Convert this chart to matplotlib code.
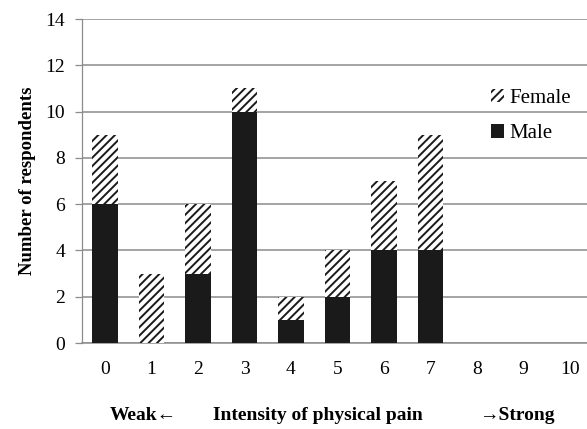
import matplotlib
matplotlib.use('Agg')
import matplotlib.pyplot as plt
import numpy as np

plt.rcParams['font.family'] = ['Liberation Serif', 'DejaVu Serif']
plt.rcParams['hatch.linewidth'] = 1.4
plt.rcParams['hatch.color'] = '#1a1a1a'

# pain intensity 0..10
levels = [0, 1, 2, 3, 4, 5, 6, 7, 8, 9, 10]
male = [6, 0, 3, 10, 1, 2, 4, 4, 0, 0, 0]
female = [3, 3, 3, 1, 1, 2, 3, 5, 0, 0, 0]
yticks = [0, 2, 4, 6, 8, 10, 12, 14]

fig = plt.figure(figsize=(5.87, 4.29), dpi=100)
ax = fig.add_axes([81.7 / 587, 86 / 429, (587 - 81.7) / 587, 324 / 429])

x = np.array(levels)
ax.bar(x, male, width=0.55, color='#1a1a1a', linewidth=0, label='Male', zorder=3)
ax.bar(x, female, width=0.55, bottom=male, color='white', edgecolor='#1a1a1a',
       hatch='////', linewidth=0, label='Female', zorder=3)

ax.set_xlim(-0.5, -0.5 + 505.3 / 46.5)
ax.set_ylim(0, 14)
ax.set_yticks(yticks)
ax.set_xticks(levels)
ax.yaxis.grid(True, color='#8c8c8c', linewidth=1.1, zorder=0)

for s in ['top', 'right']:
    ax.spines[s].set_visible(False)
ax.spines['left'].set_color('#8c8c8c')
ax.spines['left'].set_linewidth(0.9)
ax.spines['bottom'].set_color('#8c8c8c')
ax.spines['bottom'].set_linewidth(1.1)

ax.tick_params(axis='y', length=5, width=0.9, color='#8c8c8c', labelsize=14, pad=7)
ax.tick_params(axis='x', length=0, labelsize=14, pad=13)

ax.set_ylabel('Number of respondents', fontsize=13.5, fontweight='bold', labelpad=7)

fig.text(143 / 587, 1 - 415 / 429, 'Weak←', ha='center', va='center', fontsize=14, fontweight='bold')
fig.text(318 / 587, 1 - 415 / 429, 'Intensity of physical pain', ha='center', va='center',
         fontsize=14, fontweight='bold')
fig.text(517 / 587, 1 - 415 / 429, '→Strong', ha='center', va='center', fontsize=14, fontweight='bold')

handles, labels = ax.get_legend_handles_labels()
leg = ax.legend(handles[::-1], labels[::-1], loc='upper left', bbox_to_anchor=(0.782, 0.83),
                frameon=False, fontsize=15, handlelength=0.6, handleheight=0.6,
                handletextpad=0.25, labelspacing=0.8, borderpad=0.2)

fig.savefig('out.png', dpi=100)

TASK OBJECTIVE: Go from the first line of the data above to the line containing "ax.spines['bottom'].set_linewidth(1.1)" and retype exactly those lines, both included, but none of the pictures.

CORRECT RESULT:
Convert this chart to matplotlib code.
import matplotlib
matplotlib.use('Agg')
import matplotlib.pyplot as plt
import numpy as np

plt.rcParams['font.family'] = ['Liberation Serif', 'DejaVu Serif']
plt.rcParams['hatch.linewidth'] = 1.4
plt.rcParams['hatch.color'] = '#1a1a1a'

# pain intensity 0..10
levels = [0, 1, 2, 3, 4, 5, 6, 7, 8, 9, 10]
male = [6, 0, 3, 10, 1, 2, 4, 4, 0, 0, 0]
female = [3, 3, 3, 1, 1, 2, 3, 5, 0, 0, 0]
yticks = [0, 2, 4, 6, 8, 10, 12, 14]

fig = plt.figure(figsize=(5.87, 4.29), dpi=100)
ax = fig.add_axes([81.7 / 587, 86 / 429, (587 - 81.7) / 587, 324 / 429])

x = np.array(levels)
ax.bar(x, male, width=0.55, color='#1a1a1a', linewidth=0, label='Male', zorder=3)
ax.bar(x, female, width=0.55, bottom=male, color='white', edgecolor='#1a1a1a',
       hatch='////', linewidth=0, label='Female', zorder=3)

ax.set_xlim(-0.5, -0.5 + 505.3 / 46.5)
ax.set_ylim(0, 14)
ax.set_yticks(yticks)
ax.set_xticks(levels)
ax.yaxis.grid(True, color='#8c8c8c', linewidth=1.1, zorder=0)

for s in ['top', 'right']:
    ax.spines[s].set_visible(False)
ax.spines['left'].set_color('#8c8c8c')
ax.spines['left'].set_linewidth(0.9)
ax.spines['bottom'].set_color('#8c8c8c')
ax.spines['bottom'].set_linewidth(1.1)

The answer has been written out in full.